Sybil Volks: Wintergäste, Deutscher Taschenbuch Verlag, München 2015, 416 Seiten, €14,90, 978-3-423-26080-0

„Und deshalb, sagt sich Inge und zieht die Decke bis unters Kinn, während der kühle Nachtwind ums Haus weht, wäre es gar nicht verkehrt, wenn sie alle noch ein Weilchen unter diesem Dach zusammenblieben. So lange bleiben, bis die eine oder andere Sache geklärt ist.“\r\n\r\nInge Boysen liegt im Sterben und Schwiegertochter Kerrin hat den Tod der Anverwandten, mit der sie unter einem Dach im Haus Tide irgendwo in Friesland lebt, zu früh vermutet und ausposaunt. Alle Familienmitglieder begeben sich nun im eisigen Dezember kurz nach Weihnachten auf den Weg. Doch Inge öffnet plötzlich wieder die Augen und ist putzmunter, allerdings bettlägerig. Kerrin versucht nun den Tross der Verwandtschaft zu stoppen. Unmöglich. Inges Kinder, Enno, der Mann von Kerrin lebt im Haus, aber Gesa, Boy und Berit und die Enkeltochter Inka sitzen bereits im Flugzeug, Zug oder Auto. Nur Karsten konnte noch rechtzeitig informiert werden.

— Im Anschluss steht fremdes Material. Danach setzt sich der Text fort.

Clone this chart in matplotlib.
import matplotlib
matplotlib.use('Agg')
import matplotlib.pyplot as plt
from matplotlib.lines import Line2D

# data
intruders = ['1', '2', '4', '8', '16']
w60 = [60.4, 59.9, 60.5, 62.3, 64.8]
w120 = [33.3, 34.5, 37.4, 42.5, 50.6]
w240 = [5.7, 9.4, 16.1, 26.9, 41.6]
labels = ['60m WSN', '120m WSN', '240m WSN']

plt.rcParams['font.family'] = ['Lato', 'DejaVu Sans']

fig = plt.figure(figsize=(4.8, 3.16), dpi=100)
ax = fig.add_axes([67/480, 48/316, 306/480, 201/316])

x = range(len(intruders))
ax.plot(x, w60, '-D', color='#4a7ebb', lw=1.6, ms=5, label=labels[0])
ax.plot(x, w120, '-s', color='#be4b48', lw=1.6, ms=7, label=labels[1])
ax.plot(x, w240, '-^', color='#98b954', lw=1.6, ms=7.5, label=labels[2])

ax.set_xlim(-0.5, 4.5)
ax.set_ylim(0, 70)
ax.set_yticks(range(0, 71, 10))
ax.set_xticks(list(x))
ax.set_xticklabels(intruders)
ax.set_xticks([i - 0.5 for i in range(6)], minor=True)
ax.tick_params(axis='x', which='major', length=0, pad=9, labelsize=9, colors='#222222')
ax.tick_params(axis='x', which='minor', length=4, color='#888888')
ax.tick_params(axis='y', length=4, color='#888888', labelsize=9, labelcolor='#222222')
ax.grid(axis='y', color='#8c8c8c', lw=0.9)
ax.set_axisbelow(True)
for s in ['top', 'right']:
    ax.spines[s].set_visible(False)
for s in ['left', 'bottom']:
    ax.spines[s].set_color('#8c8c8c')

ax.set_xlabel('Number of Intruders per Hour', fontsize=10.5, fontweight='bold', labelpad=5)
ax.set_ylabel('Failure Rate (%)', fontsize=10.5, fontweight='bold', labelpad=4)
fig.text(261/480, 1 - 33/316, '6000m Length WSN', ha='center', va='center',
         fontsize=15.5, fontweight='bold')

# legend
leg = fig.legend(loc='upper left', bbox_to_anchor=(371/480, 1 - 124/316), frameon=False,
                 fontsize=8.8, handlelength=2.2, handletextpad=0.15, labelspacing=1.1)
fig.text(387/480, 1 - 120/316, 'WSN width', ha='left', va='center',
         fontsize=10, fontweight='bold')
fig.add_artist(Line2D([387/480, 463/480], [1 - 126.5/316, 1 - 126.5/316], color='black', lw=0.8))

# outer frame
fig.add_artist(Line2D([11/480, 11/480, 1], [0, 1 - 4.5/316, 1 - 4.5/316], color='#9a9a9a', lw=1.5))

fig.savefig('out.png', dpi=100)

Sybil Volks macht den Leser nun nach und nach mit jedem Familienmitglied vertraut. Nichts stimmt in dieser Familie, und ist das nicht auch so in vielen anderen Familien? Die 46-jährige Gesa ist hochschwanger von Matteo, ihrem Geliebten. Zu Hause jedoch sitzen enttäuscht und von der Situation völlig überfordert ihre Kinder und der Ehemann. Enno glaubt an einer unheilbaren Krankheit zu leiden, wagt sich aber nicht richtig damit auseinanderzusetzen. Seine miese Stimmung jedoch zerstört die Atmosphäre im Familienhaus. Was wird aus diesem Erbe, dem alten wunderbaren Haus mit Schilfdach und Grundstück so nah am Wasser? Soll es nach Inges Tod verkauft werden, um alle Geschwister finanziell besser zu stellen? Sollen es Enno und Kerrin, die für die Mutter gesorgt haben, behalten? Immerhin ist es ihr Zuhause?

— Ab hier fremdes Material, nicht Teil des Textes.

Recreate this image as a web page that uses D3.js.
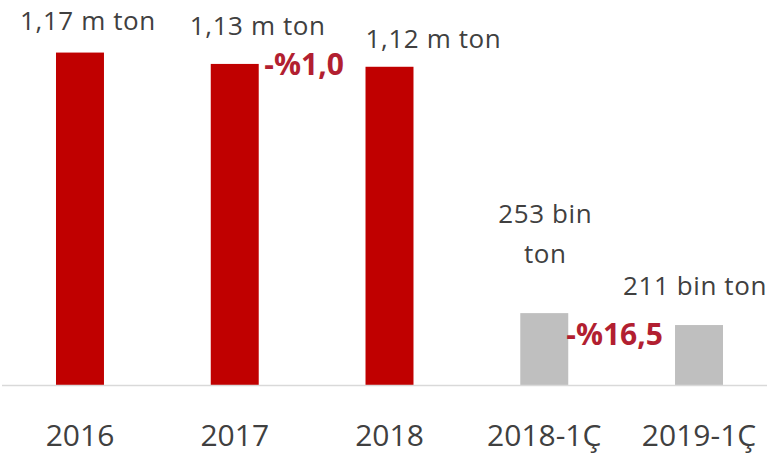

Die Konflikte sind vorprogrammiert und sie prallen auf alle ein, die angekommen und freudig feststellen müssen, Inge lebt.

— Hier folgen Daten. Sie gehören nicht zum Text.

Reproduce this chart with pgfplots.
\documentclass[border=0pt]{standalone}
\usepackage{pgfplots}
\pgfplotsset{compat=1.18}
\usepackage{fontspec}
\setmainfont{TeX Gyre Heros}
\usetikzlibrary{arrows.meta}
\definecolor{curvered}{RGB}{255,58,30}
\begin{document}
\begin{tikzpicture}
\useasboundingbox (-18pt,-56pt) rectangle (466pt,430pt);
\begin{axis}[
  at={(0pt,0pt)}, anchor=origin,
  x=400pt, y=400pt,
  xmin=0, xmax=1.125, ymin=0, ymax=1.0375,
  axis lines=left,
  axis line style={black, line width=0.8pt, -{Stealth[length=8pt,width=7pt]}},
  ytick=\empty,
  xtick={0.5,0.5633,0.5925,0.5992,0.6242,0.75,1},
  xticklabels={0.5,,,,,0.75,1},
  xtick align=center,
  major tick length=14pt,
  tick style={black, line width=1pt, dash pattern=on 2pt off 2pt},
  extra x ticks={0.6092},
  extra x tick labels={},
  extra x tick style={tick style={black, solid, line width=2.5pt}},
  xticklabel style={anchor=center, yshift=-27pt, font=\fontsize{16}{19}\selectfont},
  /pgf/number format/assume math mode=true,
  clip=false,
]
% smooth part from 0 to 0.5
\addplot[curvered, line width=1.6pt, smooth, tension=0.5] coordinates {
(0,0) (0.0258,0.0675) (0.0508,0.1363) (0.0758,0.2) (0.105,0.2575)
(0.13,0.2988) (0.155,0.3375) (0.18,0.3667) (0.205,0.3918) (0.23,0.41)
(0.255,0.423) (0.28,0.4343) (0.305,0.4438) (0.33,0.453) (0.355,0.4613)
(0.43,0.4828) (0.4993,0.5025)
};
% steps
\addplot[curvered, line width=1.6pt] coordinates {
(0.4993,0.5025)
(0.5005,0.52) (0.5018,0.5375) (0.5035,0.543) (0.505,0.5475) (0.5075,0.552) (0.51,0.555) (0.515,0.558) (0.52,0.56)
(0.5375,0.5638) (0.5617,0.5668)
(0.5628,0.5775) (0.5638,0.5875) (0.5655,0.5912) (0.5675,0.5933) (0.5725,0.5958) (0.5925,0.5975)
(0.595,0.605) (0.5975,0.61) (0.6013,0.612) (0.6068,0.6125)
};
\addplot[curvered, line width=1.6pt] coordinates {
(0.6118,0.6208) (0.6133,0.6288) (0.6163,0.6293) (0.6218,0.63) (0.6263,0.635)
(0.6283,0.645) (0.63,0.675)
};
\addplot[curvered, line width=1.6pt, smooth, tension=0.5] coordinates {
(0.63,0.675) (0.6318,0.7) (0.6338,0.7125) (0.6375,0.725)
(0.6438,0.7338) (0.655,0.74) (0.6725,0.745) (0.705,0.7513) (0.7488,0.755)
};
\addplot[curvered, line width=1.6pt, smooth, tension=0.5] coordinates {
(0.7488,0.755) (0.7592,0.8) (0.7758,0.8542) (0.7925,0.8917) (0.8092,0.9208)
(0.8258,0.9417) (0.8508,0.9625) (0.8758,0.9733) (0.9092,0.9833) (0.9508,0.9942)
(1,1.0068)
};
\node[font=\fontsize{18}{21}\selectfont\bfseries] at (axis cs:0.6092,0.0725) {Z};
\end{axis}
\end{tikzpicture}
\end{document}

Wie so oft in Familiengeschichten dreht sich auch in diesem Roman alles um Vergangenheit und Gegenwart?

Wer unter den Geschwistern ist der große Egoist, wer musste immer zurückstecken, wurden alle gleich behandelt? Stimmen die Erinnerungen?

Was tut Gesa ihrer Familie heute an? Wie kann sie als gestandene Frauenärztin mit Verantwortung plötzlich so ausscheren und nur an ihr eigenes Glück mit einem um viele Jahre jüngeren Mann denken? Was ist mit Berit, die beruflich und privat nicht auf die Beine kommt, genauso wenig wie Boy?

Der nüchterne Enno wünscht sich alle wieder aus dem Haus, zumal er nicht mehr mit Kerrin in einem Zimmer schlafen möchte. Er braucht Raum und Zeit für sich und sein mögliches Ende. Niemand versteht sein Verhalten, denn er kann nicht über seine Kopfschmerzen reden.

Doch dann kommt das Blitzeis und alle sind verdammt zu bleiben. Weit aus dem Weg gehen kann sich niemand. Die Probleme und Konflikte sollten nun geklärt werden, aber wie?